Pam and Phil believe their story is a direct testament to the power of prayer. “I credit all of the prayers and the e-mails,” Pam says. “There is no other way to explain it. God is using us in an incredible, unique way. I can now reach out to people who are suffering from injuries and disabilities in a way that I never could before. He has chosen to put us right where we are for a reason.”

The Morgans’ renewed ministry is a busy one. Their web site (PhilandPamMorgan.com) lists concert bookings throughout the Midwest and beyond for much of the rest of the year. A new CD, “Living Proof,” documents in Phil’s words and music the couple’s belief in the healing power of prayer.

They continue to share that message, both from the pulpit and through the media. Pam’s story was featured in a recent Discovery Channel program on medical miracles, and this winter the couple traveled to Chicago for an appearance on the Oprah Winfrey program that aired nationwide in February.
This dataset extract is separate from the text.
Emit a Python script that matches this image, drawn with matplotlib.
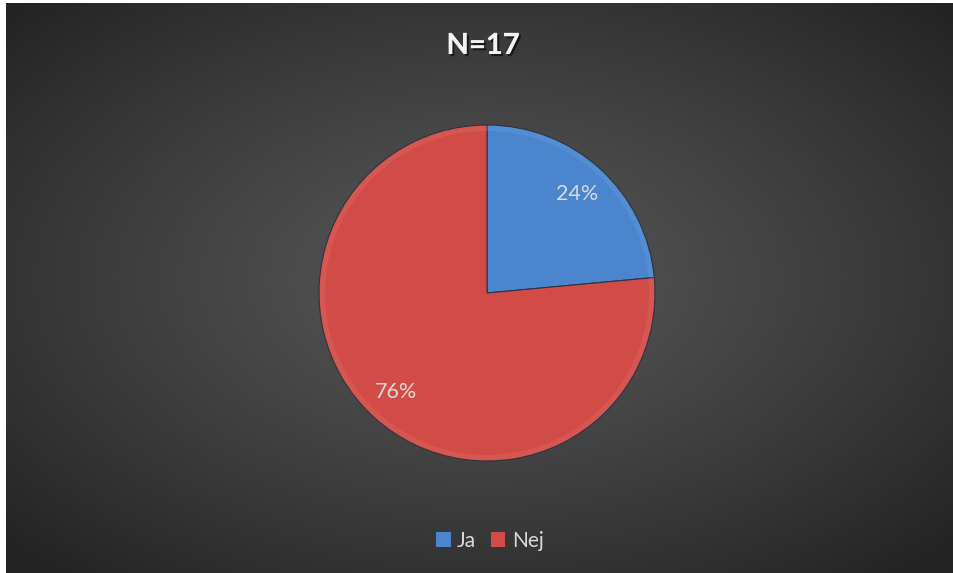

On this edge-of-spring evening when the forsythia bordering the red-brick chapel are glowing with the seasonal promise of rebirth, Pam Morgan stands straight and tall as her testimony rings out from the Spring Valley pulpit:

“The race we’re running is not an easy one, and sometimes it seems like it’s all uphill. Sometimes He will allow us to fall. But when it gets hardest, He picks us up. He chooses to use us, and to use us in His own way.”